A Famine-proof World Requires Investment in Farm Research
Tuesday, September 6, 2011
Once again the Horn of Africa is suffering a hunger crisis of dizzying magnitude. Nearly 12 million people are in the need of humanitarian assistance, despite more than $1.5 billion in emergency aid efforts to date.
It is easy to get lost in these mind-boggling statistics. However, we must urgently act in support these efforts. Relief agencies, community organizations and governments are providing much needed support to save more lives from being lost.
But with the America’s economic troubles dominating the news cycle, and families feeling the recession’s pinch, it is easy to question the merit of pouring large amounts of money, often too late, in an attempt to alleviate recurring famine in distant lands.
America’s commitment to humanitarian aid is still needed to avert untold numbers of deaths – we are not a nation to stand by watching children die for lack of food. The U.S. has responded with some of the largest donations of emergency assistance to the region. To do otherwise would be catastrophic and unconscionable.

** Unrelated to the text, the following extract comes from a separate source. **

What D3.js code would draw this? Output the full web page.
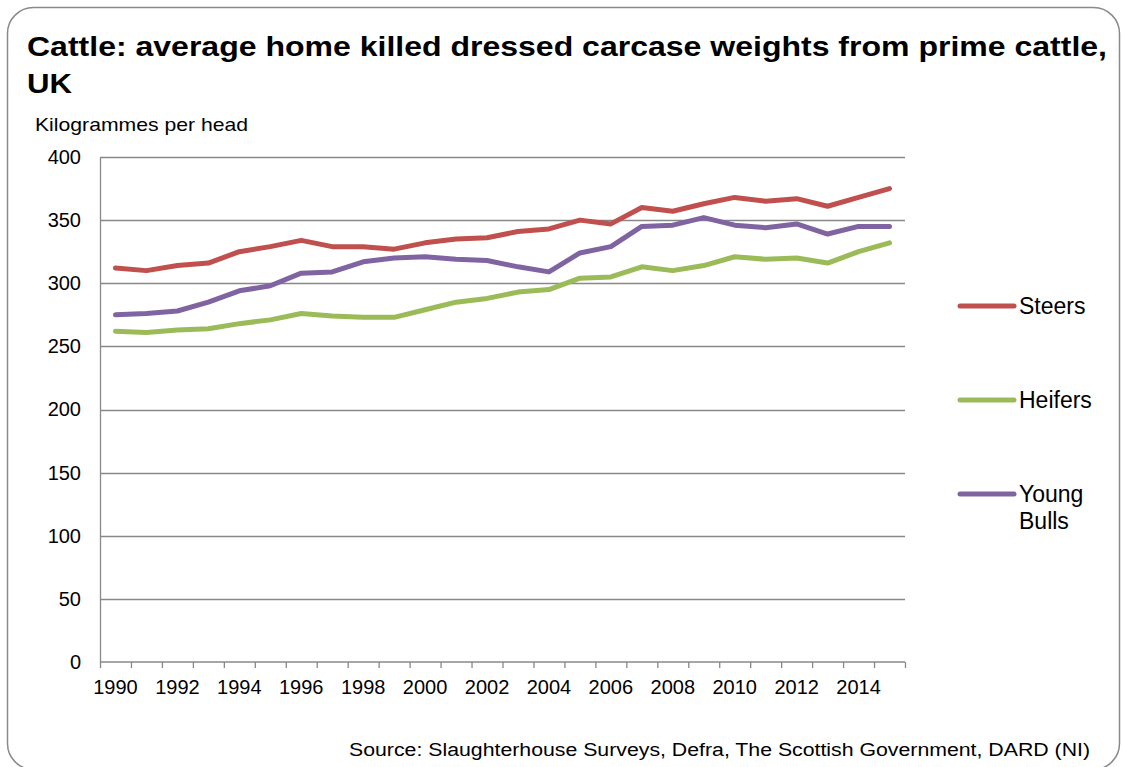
<!DOCTYPE html>
<html>
<head>
<meta charset="utf-8">
<script src="https://cdn.jsdelivr.net/npm/d3@7"></script>
<style>
  body { margin: 0; background: #fff; }
  svg { display: block; font-family: "Liberation Sans", Arial, sans-serif; }
</style>
</head>
<body>
<svg width="1123" height="767"></svg>
<script>
// data
var years = d3.range(1990, 2016);
var steers = [312, 310, 314, 316, 325, 329, 334, 329, 329, 327, 332, 335, 336, 341, 343, 350, 347, 360, 357, 363, 368, 365, 367, 361, 368, 375];
var heifers = [262, 261, 263, 264, 268, 271, 276, 274, 273, 273, 279, 285, 288, 293, 295, 304, 305, 313, 310, 314, 321, 319, 320, 316, 325, 332];
var bulls = [275, 276, 278, 285, 294, 298, 308, 309, 317, 320, 321, 319, 318, 313, 309, 324, 329, 345, 346, 352, 346, 344, 347, 339, 345, 345];
var yTicks = [0, 50, 100, 150, 200, 250, 300, 350, 400];

var series = [
  {name: ["Steers"], values: steers, color: "#C0504D", ly: 306},
  {name: ["Heifers"], values: heifers, color: "#9BBB59", ly: 400},
  {name: ["Young", "Bulls"], values: bulls, color: "#8064A2", ly: 494}
];

var svg = d3.select("svg");
var pLeft = 100, pRight = 905, pTop = 157, pBottom = 662;

// frame
svg.append("rect")
  .attr("x", 7.5).attr("y", 7.5)
  .attr("width", 1112).attr("height", 762)
  .attr("rx", 26).attr("ry", 26)
  .attr("fill", "none").attr("stroke", "#8a8a8a").attr("stroke-width", 1.5);

// title
var title = svg.append("text")
  .attr("font-weight", "bold").attr("font-size", 28).attr("fill", "#000");
title.append("tspan").attr("x", 27).attr("y", 56)
  .attr("textLength", 1080).attr("lengthAdjust", "spacingAndGlyphs")
  .text("Cattle: average home killed dressed carcase weights from prime cattle,");
title.append("tspan").attr("x", 27).attr("y", 93)
  .attr("textLength", 45).attr("lengthAdjust", "spacingAndGlyphs")
  .text("UK");

svg.append("text")
  .attr("x", 35).attr("y", 131)
  .attr("font-size", 19).attr("fill", "#000")
  .attr("textLength", 213).attr("lengthAdjust", "spacingAndGlyphs")
  .text("Kilogrammes per head");

var x = d3.scaleBand().domain(years).range([pLeft, pRight]);
var xi = d3.scaleLinear().domain([0, years.length]).range([pLeft, pRight]);
var y = d3.scaleLinear().domain([0, 400]).range([pBottom, pTop]);

// gridlines
svg.append("g")
  .selectAll("line")
  .data(yTicks.filter(function(d){ return d > 0; }))
  .enter().append("line")
  .attr("x1", pLeft).attr("x2", pRight)
  .attr("y1", function(d){ return Math.round(y(d)) + 0.5; })
  .attr("y2", function(d){ return Math.round(y(d)) + 0.5; })
  .attr("stroke", "#888").attr("stroke-width", 1.3);

// y axis
var yAxis = svg.append("g")
  .attr("transform", "translate(" + pLeft + ",0)")
  .call(d3.axisLeft(y).tickValues(yTicks).tickSize(0).tickPadding(19));
yAxis.select(".domain").attr("stroke", "#888").attr("stroke-width", 1.3);
yAxis.selectAll("text").attr("font-size", 20).attr("font-family", "Liberation Sans, Arial, sans-serif").attr("fill", "#000");

// x axis ticks at band boundaries
var xTickG = svg.append("g")
  .attr("transform", "translate(0," + pBottom + ")")
  .call(d3.axisBottom(xi).tickValues(d3.range(0, years.length + 1)).tickSize(6).tickFormat(""));
xTickG.selectAll("line, path").attr("stroke", "#888").attr("stroke-width", 1.3);
xTickG.select(".domain").attr("d", "M" + pLeft + ",0H" + pRight);

// x labels
var xLab = svg.append("g")
  .attr("transform", "translate(0," + pBottom + ")")
  .call(d3.axisBottom(x).tickValues(years.filter(function(d){ return d % 2 === 0; })).tickSize(0).tickPadding(18));
xLab.select(".domain").remove();
xLab.selectAll("text").attr("font-size", 20).attr("font-family", "Liberation Sans, Arial, sans-serif").attr("fill", "#000");

// lines
var line = d3.line()
  .x(function(d, i){ return x(years[i]) + x.bandwidth() / 2; })
  .y(function(d){ return y(d); });

svg.append("g").selectAll("path")
  .data(series)
  .enter().append("path")
  .attr("d", function(s){ return line(s.values); })
  .attr("fill", "none")
  .attr("stroke", function(s){ return s.color; })
  .attr("stroke-width", 5)
  .attr("stroke-linejoin", "round")
  .attr("stroke-linecap", "round");

// legend
var leg = svg.append("g").selectAll("g")
  .data(series)
  .enter().append("g");
leg.append("line")
  .attr("x1", 960).attr("x2", 1014)
  .attr("y1", function(s){ return s.ly; }).attr("y2", function(s){ return s.ly; })
  .attr("stroke", function(s){ return s.color; })
  .attr("stroke-width", 5).attr("stroke-linecap", "round");
leg.append("text")
  .attr("font-size", 23).attr("fill", "#000")
  .selectAll("tspan")
  .data(function(s){ return s.name.map(function(n, i){ return {n: n, y: s.ly + 8 + i * 27}; }); })
  .enter().append("tspan")
  .attr("x", 1019).attr("y", function(d){ return d.y; })
  .text(function(d){ return d.n; });

// source
svg.append("text")
  .attr("x", 1090).attr("y", 756)
  .attr("text-anchor", "end")
  .attr("font-size", 18).attr("fill", "#000")
  .attr("textLength", 741).attr("lengthAdjust", "spacingAndGlyphs")
  .text("Source: Slaughterhouse Surveys, Defra, The Scottish Government, DARD (NI)");
</script>
</body>
</html>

This crisis is painful evidence, however, of donor and recipient countries’ failure to act on a message that is so obvious to those of us who have worked in Africa: short-term aid, while essential in crises, only bandages over the larger underlying causes of hunger. Especially in an uncertain economic climate, when every dollar invested in aid needs to be judged on its effectiveness, we must tackle the real causes of poverty that underlie the hunger crises in vulnerable countries.

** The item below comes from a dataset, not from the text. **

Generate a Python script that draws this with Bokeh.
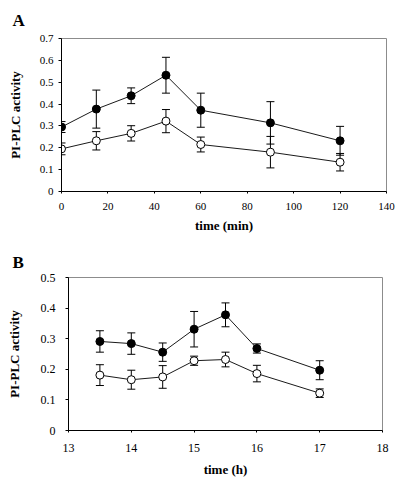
from bokeh.plotting import figure
from bokeh.models import (ColumnDataSource, Whisker, TeeHead, Range1d, FixedTicker,
                          NumeralTickFormatter)
from bokeh.embed import file_html
from bokeh.resources import INLINE

# ---------------- data ----------------
a_time = [0, 15, 30, 45, 60, 90, 120]
a_filled = [0.295, 0.377, 0.438, 0.532, 0.372, 0.314, 0.232]
a_filled_err = [0.025, 0.087, 0.036, 0.082, 0.078, 0.097, 0.066]
a_open = [0.195, 0.232, 0.266, 0.322, 0.215, 0.180, 0.134]
a_open_err = [0.027, 0.042, 0.035, 0.053, 0.034, 0.072, 0.040]
a_xticks = [0, 20, 40, 60, 80, 100, 120, 140]
a_yticks = [0, 0.1, 0.2, 0.3, 0.4, 0.5, 0.6, 0.7]

b_time = [13.5, 14, 14.5, 15, 15.5, 16, 17]
b_filled = [0.291, 0.284, 0.256, 0.331, 0.378, 0.268, 0.197]
b_filled_err = [0.035, 0.035, 0.030, 0.058, 0.039, 0.015, 0.031]
b_open = [0.181, 0.166, 0.175, 0.228, 0.232, 0.186, 0.122]
b_open_err = [0.034, 0.031, 0.037, 0.015, 0.024, 0.027, 0.014]
b_xticks = [13, 14, 15, 16, 17, 18]
b_yticks = [0, 0.1, 0.2, 0.3, 0.4, 0.5]

y_title = "PI-PLC activity"
SERIF = "Liberation Serif"


def make_panel(letter, t, filled, ferr, opn, oerr, xr, yr, xticks, yticks, xlabel,
               frame_w, frame_h, border, tick_size, x_standoff, xlab_standoff,
               y_standoff, ylab_standoff, letter_offset, letter_standoff):
    p = figure(frame_width=frame_w, frame_height=frame_h, output_backend="svg",
               toolbar_location=None,
               x_range=Range1d(*xr), y_range=Range1d(*yr),
               min_border_left=border[0], min_border_right=border[1],
               min_border_top=border[2], min_border_bottom=border[3])
    p.xgrid.visible = False
    p.ygrid.visible = False
    p.outline_line_color = "#8c8c8c"
    p.outline_line_width = 1
    p.background_fill_color = "white"
    p.border_fill_color = "white"

    p.title.text = letter
    p.title.align = "left"
    p.title.offset = letter_offset
    p.title.standoff = letter_standoff
    p.title.text_font = SERIF
    p.title.text_font_style = "bold"
    p.title.text_font_size = "17px"
    p.title.text_color = "black"

    for ax in (p.xaxis[0], p.yaxis[0]):
        ax.axis_line_color = "black"
        ax.axis_line_width = 1
        ax.major_tick_line_color = "black"
        ax.major_tick_in = 0
        ax.minor_tick_line_color = None
        ax.major_label_text_font = SERIF
        ax.major_label_text_font_size = tick_size
        ax.major_label_text_color = "black"
        ax.axis_label_text_font = SERIF
        ax.axis_label_text_font_style = "bold"
        ax.axis_label_text_font_size = "13px"
        ax.axis_label_text_color = "black"
    p.xaxis[0].major_tick_out = 2
    p.yaxis[0].major_tick_out = 3
    p.xaxis[0].ticker = FixedTicker(ticks=xticks)
    p.yaxis[0].ticker = FixedTicker(ticks=yticks)
    p.yaxis[0].formatter = NumeralTickFormatter(format="0.[0]")
    p.xaxis[0].major_label_standoff = x_standoff
    p.yaxis[0].major_label_standoff = y_standoff
    p.xaxis[0].axis_label = xlabel
    p.xaxis[0].axis_label_standoff = xlab_standoff
    p.yaxis[0].axis_label = y_title
    p.yaxis[0].axis_label_standoff = ylab_standoff

    s_f = ColumnDataSource(dict(x=t, y=filled,
                                lo=[v - e for v, e in zip(filled, ferr)],
                                hi=[v + e for v, e in zip(filled, ferr)]))
    s_o = ColumnDataSource(dict(x=t, y=opn,
                                lo=[v - e for v, e in zip(opn, oerr)],
                                hi=[v + e for v, e in zip(opn, oerr)]))
    for s in (s_o, s_f):
        w = Whisker(base="x", lower="lo", upper="hi", source=s, line_color="black",
                    line_width=1,
                    lower_head=TeeHead(size=8, line_color="black", line_width=1),
                    upper_head=TeeHead(size=8, line_color="black", line_width=1))
        p.add_layout(w)

    p.line("x", "y", source=s_o, line_color="#1a1a1a", line_width=1)
    p.line("x", "y", source=s_f, line_color="#1a1a1a", line_width=1)
    p.scatter("x", "y", source=s_o, size=8, marker="circle", fill_color="white",
              line_color="black", line_width=1)
    p.scatter("x", "y", source=s_f, size=8, marker="circle", fill_color="black",
              line_color="black", line_width=1)
    return p


pa = make_panel("A", a_time, a_filled, a_filled_err, a_open, a_open_err,
                (0, 140), (0, 0.7), a_xticks, a_yticks, "time (min)",
                frame_w=325, frame_h=153, border=(61, 12, 37, 54), tick_size="11px",
                x_standoff=9, xlab_standoff=5, y_standoff=5, ylab_standoff=14,
                letter_offset=-49, letter_standoff=17)
pb = make_panel("B", b_time, b_filled, b_filled_err, b_open, b_open_err,
                (13, 18), (0, 0.5), b_xticks, b_yticks, "time (h)",
                frame_w=314, frame_h=153, border=(68, 16, 32, 45), tick_size="12px",
                x_standoff=11, xlab_standoff=7, y_standoff=10, ylab_standoff=16,
                letter_offset=-56, letter_standoff=11)

open("out.html", "w").write(file_html([pa, pb], INLINE))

Iowa’s legacy for making a difference resounds with echoes of voices and actions of the past – George Washington Carver, Henry Wallace, Roswell Garst, Norman Borlaug, Herbert Hoover – who have taken those small steps that have changed the lives of millions.
The U.S. can lead the fight to give people the means to sustain themselves and thus promote stability and security around the world. We’ve done it before.
In the 1960s, confronted by dire predictions of famine in South Asia and Latin America, the U.S. led the way. It pumped funding into research and development for crops that yield more food, seeds that perform better, farm techniques that encouraged bigger harvests. And the U.S. transferred this knowledge to those countries to stunning effect.
The “Green Revolution” is credited with helping avert famine for more than one billion poor people and providing the social and economic foundation for the tremendous economic stability and growth witnessed in Asia and Latin America today.